US-based Sierra Leonean social work mental health counselor, Victoria Cole, supported SWSL to host Friday’s event; she said that discussing mental health is one way of addressing it, hence her desire to help create a platform for the engagement.
“Mental health is something most people don’t want to talk about, because in most culture it is a taboo. And in a country like Sierra Leone, it is associated with a lot of stereotypes, like witchcraft and family curse,” she said, adding: “In most cases, if someone says negative things about something, they stay away from it. Many people are staying away from mental health treatment because of the negative statements associated with it.”
People living with mental health disorders in Sierra Leone face all sorts of difficulties, from physical abuse like being restricted in shackles, to starvation and homelessness.
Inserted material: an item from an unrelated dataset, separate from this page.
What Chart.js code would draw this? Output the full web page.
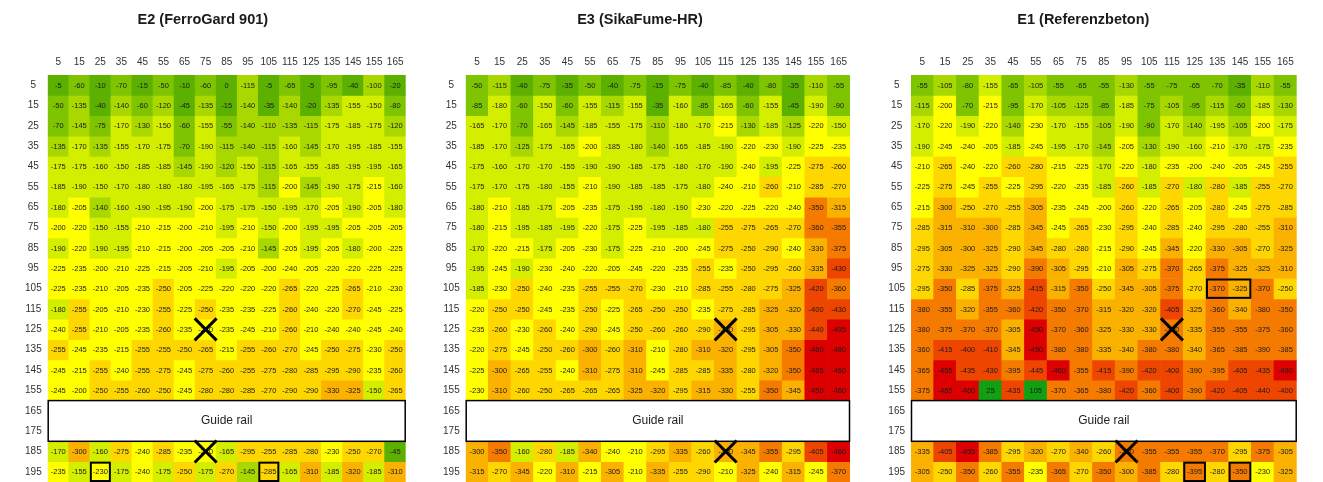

SWSL runs the only free food supply for homeless people in the country – the Sunday Feeding Programme – which caters mainly for people living with mental health disorders. It provides psychosocial support and helps link those in need of professional attention to relevant service providers.
Mrs Cole had her first experience of the Sunday Feeding programme when she volunteered to distribute meals on New Year’s day. She said she was impressed by the display of passion by the SWSL volunteers.
“Even with challenges, the social workers were passionate about finding solutions to the many obstacles they face in serving our brothers and sisters. Their knowledge in solving issues in stopping mental health stigma must be utilized,” she stressed.
Last week’s event brought together mental health experts, campaigners and officials from the Ministries of Health and Social Welfare.
Campaigners are looking forward to the much anticipated review of the country’s legislation on mental health – one of the oldest in the world. In force since 1902, the Lunacy Act is not only outdated, it also falls far short of addressing modern day issues of mental health, according to rights advocates.
The Ministry of Health however says that consultations are underway to review the piece of legislation.
The department specifically dedicated to mental health in the ministry – the Directorate of Non-Communicable Diseases and Mental Health – is only six years old. And most of the health facilities across the country only provide basic mental health related services.
Kadiatu Savage, a representative of the directorate, said that they were also on the verge of establishing the Mental Health Psychosocial Support Directorate, in further move to advance mental healthcare in the country.
The World Health Organization (WHO) has also been passionate about improving on mental healthcare in Sierra Leone. It has supported the country to develop and launch its first National Mental Health Policy and Strategic Plan in 2012. The plan identifies targets and sets clear guidelines for the delivery of mental health care and services and the adequate implementation of the national mental health policy.
Campaigners say while progress has been made, psychosocial support has been largely ignored. And they stress that if the country is to address mental health issues, social workers must be in the middle of the response efforts.
Ansumana Konneh, Coordinator of the Partnership and Compliance Unit in the Ministry of Social Welfare, supports this call, citing the need for a synergy between the medical and social models in addressing mental health.
“These days, we are stressing the intimation of mental health and psychosocial support (MHPSS). We don’t talk about mental health in isolation. There is no way you will be able to address mental health issues without considering the social, cultural, political and other aspects of the condition,” Konneh, who chaired the occasion, said.